__Dataset excerpt__:
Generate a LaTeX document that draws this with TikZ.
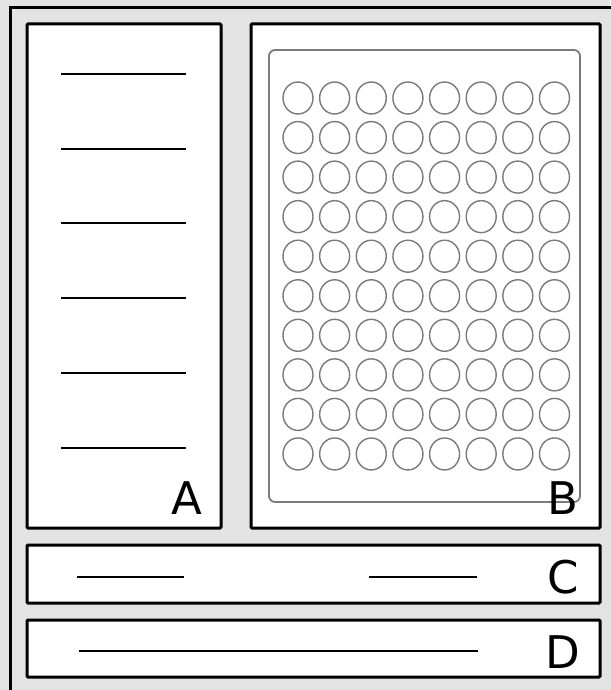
\documentclass[tikz,border=0pt]{standalone}
\usepackage{fontspec}
\setmainfont{DejaVu Sans}
\usetikzlibrary{shapes.geometric}
\begin{document}
\begin{tikzpicture}[x=1pt,y=-1pt,
  panel/.style={draw=black,line width=3pt,fill=white,rounded corners=1pt},
  plate/.style={draw=black!52,line width=1.8pt,fill=white,rounded corners=6pt},
  well/.style={draw=black!52,line width=1.4pt,fill=white,ellipse,minimum width=30pt,minimum height=32pt,inner sep=0pt},
  rule/.style={draw=black,line width=1.5pt},
  lbl/.style={font=\fontsize{45}{45}\selectfont,inner sep=0pt,anchor=center}]
\useasboundingbox (0,0) rectangle (610,690);
\fill[black!11] (0,0) rectangle (610,690);
\draw[line width=3pt,fill=black!11] (10,8) rectangle (630,710);
% Panel A
\draw[panel] (27,24) rectangle (221,528);
\foreach \y/\n in {74/1,149/2,223/3,298/4,373/5,448/6} {
  \coordinate (a\n l) at (61,\y);
  \coordinate (a\n r) at (186,\y);
  \draw[rule] (a\n l) -- (a\n r);
}
\node[lbl] (labA) at (187,498) {A};
% Panel B
\draw[panel] (251,24) rectangle (600,528);
\draw[plate] (269,50) rectangle (580,502);
\foreach \r in {0,...,9} {
  \foreach \c in {0,...,7} {
    \node[well] (w\r\c) at ({298+36.64*\c},{98+39.55*\r}) {};
  }
}
\node[lbl] (labB) at (563,498) {B};
% Panel C
\draw[panel] (27,545) rectangle (600,603);
\coordinate (c1l) at (77,577); \coordinate (c1r) at (184,577);
\coordinate (c2l) at (369,577); \coordinate (c2r) at (477,577);
\draw[rule] (c1l) -- (c1r);
\draw[rule] (c2l) -- (c2r);
\node[lbl] (labC) at (563,577) {C};
% Panel D
\draw[panel] (27,620) rectangle (600,677);
\coordinate (d1l) at (79,651); \coordinate (d1r) at (478,651);
\draw[rule] (d1l) -- (d1r);
\node[lbl] (labD) at (563,652) {D};
\end{tikzpicture}
\end{document}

__Challenge__: Set the pictures aside and transcribe the data above exactly.

__Reply to the task__:
Generate a LaTeX document that draws this with TikZ.
\documentclass[tikz,border=0pt]{standalone}
\usepackage{fontspec}
\setmainfont{DejaVu Sans}
\usetikzlibrary{shapes.geometric}
\begin{document}
\begin{tikzpicture}[x=1pt,y=-1pt,
  panel/.style={draw=black,line width=3pt,fill=white,rounded corners=1pt},
  plate/.style={draw=black!52,line width=1.8pt,fill=white,rounded corners=6pt},
  well/.style={draw=black!52,line width=1.4pt,fill=white,ellipse,minimum width=30pt,minimum height=32pt,inner sep=0pt},
  rule/.style={draw=black,line width=1.5pt},
  lbl/.style={font=\fontsize{45}{45}\selectfont,inner sep=0pt,anchor=center}]
\useasboundingbox (0,0) rectangle (610,690);
\fill[black!11] (0,0) rectangle (610,690);
\draw[line width=3pt,fill=black!11] (10,8) rectangle (630,710);
% Panel A
\draw[panel] (27,24) rectangle (221,528);
\foreach \y/\n in {74/1,149/2,223/3,298/4,373/5,448/6} {
  \coordinate (a\n l) at (61,\y);
  \coordinate (a\n r) at (186,\y);
  \draw[rule] (a\n l) -- (a\n r);
}
\node[lbl] (labA) at (187,498) {A};
% Panel B
\draw[panel] (251,24) rectangle (600,528);
\draw[plate] (269,50) rectangle (580,502);
\foreach \r in {0,...,9} {
  \foreach \c in {0,...,7} {
    \node[well] (w\r\c) at ({298+36.64*\c},{98+39.55*\r}) {};
  }
}
\node[lbl] (labB) at (563,498) {B};
% Panel C
\draw[panel] (27,545) rectangle (600,603);
\coordinate (c1l) at (77,577); \coordinate (c1r) at (184,577);
\coordinate (c2l) at (369,577); \coordinate (c2r) at (477,577);
\draw[rule] (c1l) -- (c1r);
\draw[rule] (c2l) -- (c2r);
\node[lbl] (labC) at (563,577) {C};
% Panel D
\draw[panel] (27,620) rectangle (600,677);
\coordinate (d1l) at (79,651); \coordinate (d1r) at (478,651);
\draw[rule] (d1l) -- (d1r);
\node[lbl] (labD) at (563,652) {D};
\end{tikzpicture}
\end{document}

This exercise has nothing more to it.